[start Information provided]

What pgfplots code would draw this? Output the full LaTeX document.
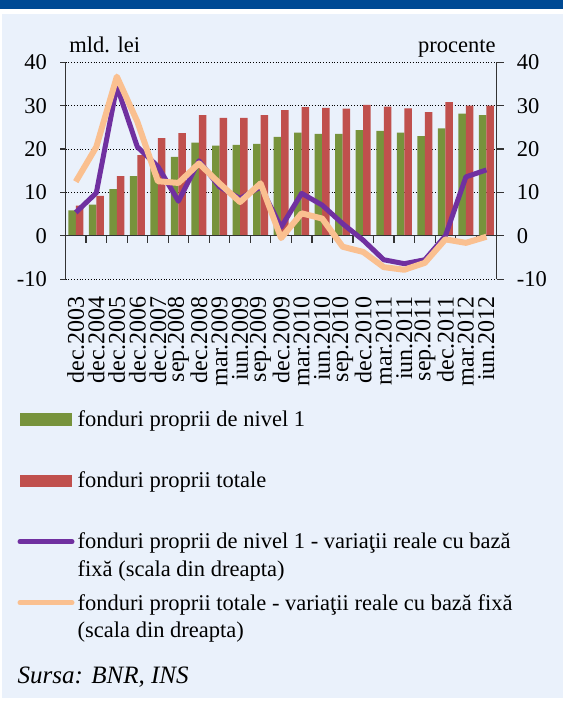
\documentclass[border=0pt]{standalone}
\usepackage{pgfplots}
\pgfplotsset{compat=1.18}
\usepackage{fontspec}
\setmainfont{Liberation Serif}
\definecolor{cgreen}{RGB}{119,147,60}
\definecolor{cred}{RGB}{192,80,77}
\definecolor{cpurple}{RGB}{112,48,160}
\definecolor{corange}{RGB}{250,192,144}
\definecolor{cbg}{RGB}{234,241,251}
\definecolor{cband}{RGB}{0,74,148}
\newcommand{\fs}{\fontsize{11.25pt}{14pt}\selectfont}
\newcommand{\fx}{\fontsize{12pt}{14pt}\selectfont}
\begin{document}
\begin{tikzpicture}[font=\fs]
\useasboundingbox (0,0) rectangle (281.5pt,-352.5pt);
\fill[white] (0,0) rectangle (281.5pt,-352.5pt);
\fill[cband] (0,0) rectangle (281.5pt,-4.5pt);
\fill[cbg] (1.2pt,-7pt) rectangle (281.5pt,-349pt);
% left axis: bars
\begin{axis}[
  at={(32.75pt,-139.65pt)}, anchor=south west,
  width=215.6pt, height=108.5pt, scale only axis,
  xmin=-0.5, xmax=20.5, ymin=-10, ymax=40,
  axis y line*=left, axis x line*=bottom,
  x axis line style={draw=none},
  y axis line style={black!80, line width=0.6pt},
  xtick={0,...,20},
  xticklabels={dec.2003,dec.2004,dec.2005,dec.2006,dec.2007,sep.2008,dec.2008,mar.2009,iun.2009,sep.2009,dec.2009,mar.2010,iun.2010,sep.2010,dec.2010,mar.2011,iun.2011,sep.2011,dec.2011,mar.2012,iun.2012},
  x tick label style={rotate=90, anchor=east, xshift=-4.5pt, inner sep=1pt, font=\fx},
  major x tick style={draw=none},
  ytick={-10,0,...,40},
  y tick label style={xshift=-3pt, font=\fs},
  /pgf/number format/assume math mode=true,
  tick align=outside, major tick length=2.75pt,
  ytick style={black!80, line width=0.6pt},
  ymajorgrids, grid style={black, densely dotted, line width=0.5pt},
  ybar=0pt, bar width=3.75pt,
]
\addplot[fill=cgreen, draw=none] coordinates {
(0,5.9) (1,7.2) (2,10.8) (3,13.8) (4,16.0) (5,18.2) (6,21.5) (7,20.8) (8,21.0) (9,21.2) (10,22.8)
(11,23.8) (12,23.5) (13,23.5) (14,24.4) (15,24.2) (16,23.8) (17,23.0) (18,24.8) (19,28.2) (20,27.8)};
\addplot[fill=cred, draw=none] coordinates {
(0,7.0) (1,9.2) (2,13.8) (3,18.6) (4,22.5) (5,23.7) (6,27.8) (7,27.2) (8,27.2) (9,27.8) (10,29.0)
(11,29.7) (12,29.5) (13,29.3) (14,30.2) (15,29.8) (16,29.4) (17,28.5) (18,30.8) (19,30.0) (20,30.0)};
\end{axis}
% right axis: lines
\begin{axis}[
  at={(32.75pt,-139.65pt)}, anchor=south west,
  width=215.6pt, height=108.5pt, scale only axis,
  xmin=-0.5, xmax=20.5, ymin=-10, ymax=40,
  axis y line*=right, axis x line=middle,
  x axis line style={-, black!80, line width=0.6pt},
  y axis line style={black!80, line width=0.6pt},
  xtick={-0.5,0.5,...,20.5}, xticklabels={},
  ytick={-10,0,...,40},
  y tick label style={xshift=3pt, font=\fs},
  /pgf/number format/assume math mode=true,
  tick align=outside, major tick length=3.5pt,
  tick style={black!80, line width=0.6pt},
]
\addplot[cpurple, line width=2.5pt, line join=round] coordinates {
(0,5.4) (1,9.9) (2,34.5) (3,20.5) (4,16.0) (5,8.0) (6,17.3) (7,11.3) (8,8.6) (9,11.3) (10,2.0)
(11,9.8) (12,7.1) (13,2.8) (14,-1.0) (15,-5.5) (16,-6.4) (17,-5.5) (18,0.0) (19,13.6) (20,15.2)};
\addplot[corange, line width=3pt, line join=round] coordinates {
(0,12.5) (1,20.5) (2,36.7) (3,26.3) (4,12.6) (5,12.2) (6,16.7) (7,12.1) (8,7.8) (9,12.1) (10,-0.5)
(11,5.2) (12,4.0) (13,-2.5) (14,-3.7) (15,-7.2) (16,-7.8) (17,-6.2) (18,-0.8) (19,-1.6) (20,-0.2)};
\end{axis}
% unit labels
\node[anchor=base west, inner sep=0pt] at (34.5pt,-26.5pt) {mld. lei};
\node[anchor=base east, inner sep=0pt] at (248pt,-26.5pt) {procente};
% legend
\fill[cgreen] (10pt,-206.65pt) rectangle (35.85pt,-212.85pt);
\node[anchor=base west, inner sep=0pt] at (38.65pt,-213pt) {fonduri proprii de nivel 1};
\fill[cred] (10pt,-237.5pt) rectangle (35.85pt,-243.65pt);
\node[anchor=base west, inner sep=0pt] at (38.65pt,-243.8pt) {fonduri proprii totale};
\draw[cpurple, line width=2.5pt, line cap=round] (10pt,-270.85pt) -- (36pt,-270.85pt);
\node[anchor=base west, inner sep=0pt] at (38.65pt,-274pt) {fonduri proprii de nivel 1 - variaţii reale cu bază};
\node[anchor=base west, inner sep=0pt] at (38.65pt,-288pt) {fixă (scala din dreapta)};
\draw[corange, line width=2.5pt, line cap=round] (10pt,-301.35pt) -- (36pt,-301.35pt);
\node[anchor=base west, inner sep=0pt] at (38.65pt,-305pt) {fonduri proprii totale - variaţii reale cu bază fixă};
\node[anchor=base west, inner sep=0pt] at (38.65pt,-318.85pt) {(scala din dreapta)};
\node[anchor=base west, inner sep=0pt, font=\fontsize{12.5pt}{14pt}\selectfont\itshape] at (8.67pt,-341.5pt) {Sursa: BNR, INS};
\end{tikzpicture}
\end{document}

[end Information provided]

-- Goal --
Copy the material above exactly and drop the pictures.

-- Task output --
What pgfplots code would draw this? Output the full LaTeX document.
\documentclass[border=0pt]{standalone}
\usepackage{pgfplots}
\pgfplotsset{compat=1.18}
\usepackage{fontspec}
\setmainfont{Liberation Serif}
\definecolor{cgreen}{RGB}{119,147,60}
\definecolor{cred}{RGB}{192,80,77}
\definecolor{cpurple}{RGB}{112,48,160}
\definecolor{corange}{RGB}{250,192,144}
\definecolor{cbg}{RGB}{234,241,251}
\definecolor{cband}{RGB}{0,74,148}
\newcommand{\fs}{\fontsize{11.25pt}{14pt}\selectfont}
\newcommand{\fx}{\fontsize{12pt}{14pt}\selectfont}
\begin{document}
\begin{tikzpicture}[font=\fs]
\useasboundingbox (0,0) rectangle (281.5pt,-352.5pt);
\fill[white] (0,0) rectangle (281.5pt,-352.5pt);
\fill[cband] (0,0) rectangle (281.5pt,-4.5pt);
\fill[cbg] (1.2pt,-7pt) rectangle (281.5pt,-349pt);
% left axis: bars
\begin{axis}[
  at={(32.75pt,-139.65pt)}, anchor=south west,
  width=215.6pt, height=108.5pt, scale only axis,
  xmin=-0.5, xmax=20.5, ymin=-10, ymax=40,
  axis y line*=left, axis x line*=bottom,
  x axis line style={draw=none},
  y axis line style={black!80, line width=0.6pt},
  xtick={0,...,20},
  xticklabels={dec.2003,dec.2004,dec.2005,dec.2006,dec.2007,sep.2008,dec.2008,mar.2009,iun.2009,sep.2009,dec.2009,mar.2010,iun.2010,sep.2010,dec.2010,mar.2011,iun.2011,sep.2011,dec.2011,mar.2012,iun.2012},
  x tick label style={rotate=90, anchor=east, xshift=-4.5pt, inner sep=1pt, font=\fx},
  major x tick style={draw=none},
  ytick={-10,0,...,40},
  y tick label style={xshift=-3pt, font=\fs},
  /pgf/number format/assume math mode=true,
  tick align=outside, major tick length=2.75pt,
  ytick style={black!80, line width=0.6pt},
  ymajorgrids, grid style={black, densely dotted, line width=0.5pt},
  ybar=0pt, bar width=3.75pt,
]
\addplot[fill=cgreen, draw=none] coordinates {
(0,5.9) (1,7.2) (2,10.8) (3,13.8) (4,16.0) (5,18.2) (6,21.5) (7,20.8) (8,21.0) (9,21.2) (10,22.8)
(11,23.8) (12,23.5) (13,23.5) (14,24.4) (15,24.2) (16,23.8) (17,23.0) (18,24.8) (19,28.2) (20,27.8)};
\addplot[fill=cred, draw=none] coordinates {
(0,7.0) (1,9.2) (2,13.8) (3,18.6) (4,22.5) (5,23.7) (6,27.8) (7,27.2) (8,27.2) (9,27.8) (10,29.0)
(11,29.7) (12,29.5) (13,29.3) (14,30.2) (15,29.8) (16,29.4) (17,28.5) (18,30.8) (19,30.0) (20,30.0)};
\end{axis}
% right axis: lines
\begin{axis}[
  at={(32.75pt,-139.65pt)}, anchor=south west,
  width=215.6pt, height=108.5pt, scale only axis,
  xmin=-0.5, xmax=20.5, ymin=-10, ymax=40,
  axis y line*=right, axis x line=middle,
  x axis line style={-, black!80, line width=0.6pt},
  y axis line style={black!80, line width=0.6pt},
  xtick={-0.5,0.5,...,20.5}, xticklabels={},
  ytick={-10,0,...,40},
  y tick label style={xshift=3pt, font=\fs},
  /pgf/number format/assume math mode=true,
  tick align=outside, major tick length=3.5pt,
  tick style={black!80, line width=0.6pt},
]
\addplot[cpurple, line width=2.5pt, line join=round] coordinates {
(0,5.4) (1,9.9) (2,34.5) (3,20.5) (4,16.0) (5,8.0) (6,17.3) (7,11.3) (8,8.6) (9,11.3) (10,2.0)
(11,9.8) (12,7.1) (13,2.8) (14,-1.0) (15,-5.5) (16,-6.4) (17,-5.5) (18,0.0) (19,13.6) (20,15.2)};
\addplot[corange, line width=3pt, line join=round] coordinates {
(0,12.5) (1,20.5) (2,36.7) (3,26.3) (4,12.6) (5,12.2) (6,16.7) (7,12.1) (8,7.8) (9,12.1) (10,-0.5)
(11,5.2) (12,4.0) (13,-2.5) (14,-3.7) (15,-7.2) (16,-7.8) (17,-6.2) (18,-0.8) (19,-1.6) (20,-0.2)};
\end{axis}
% unit labels
\node[anchor=base west, inner sep=0pt] at (34.5pt,-26.5pt) {mld. lei};
\node[anchor=base east, inner sep=0pt] at (248pt,-26.5pt) {procente};
% legend
\fill[cgreen] (10pt,-206.65pt) rectangle (35.85pt,-212.85pt);
\node[anchor=base west, inner sep=0pt] at (38.65pt,-213pt) {fonduri proprii de nivel 1};
\fill[cred] (10pt,-237.5pt) rectangle (35.85pt,-243.65pt);
\node[anchor=base west, inner sep=0pt] at (38.65pt,-243.8pt) {fonduri proprii totale};
\draw[cpurple, line width=2.5pt, line cap=round] (10pt,-270.85pt) -- (36pt,-270.85pt);
\node[anchor=base west, inner sep=0pt] at (38.65pt,-274pt) {fonduri proprii de nivel 1 - variaţii reale cu bază};
\node[anchor=base west, inner sep=0pt] at (38.65pt,-288pt) {fixă (scala din dreapta)};
\draw[corange, line width=2.5pt, line cap=round] (10pt,-301.35pt) -- (36pt,-301.35pt);
\node[anchor=base west, inner sep=0pt] at (38.65pt,-305pt) {fonduri proprii totale - variaţii reale cu bază fixă};
\node[anchor=base west, inner sep=0pt] at (38.65pt,-318.85pt) {(scala din dreapta)};
\node[anchor=base west, inner sep=0pt, font=\fontsize{12.5pt}{14pt}\selectfont\itshape] at (8.67pt,-341.5pt) {Sursa: BNR, INS};
\end{tikzpicture}
\end{document}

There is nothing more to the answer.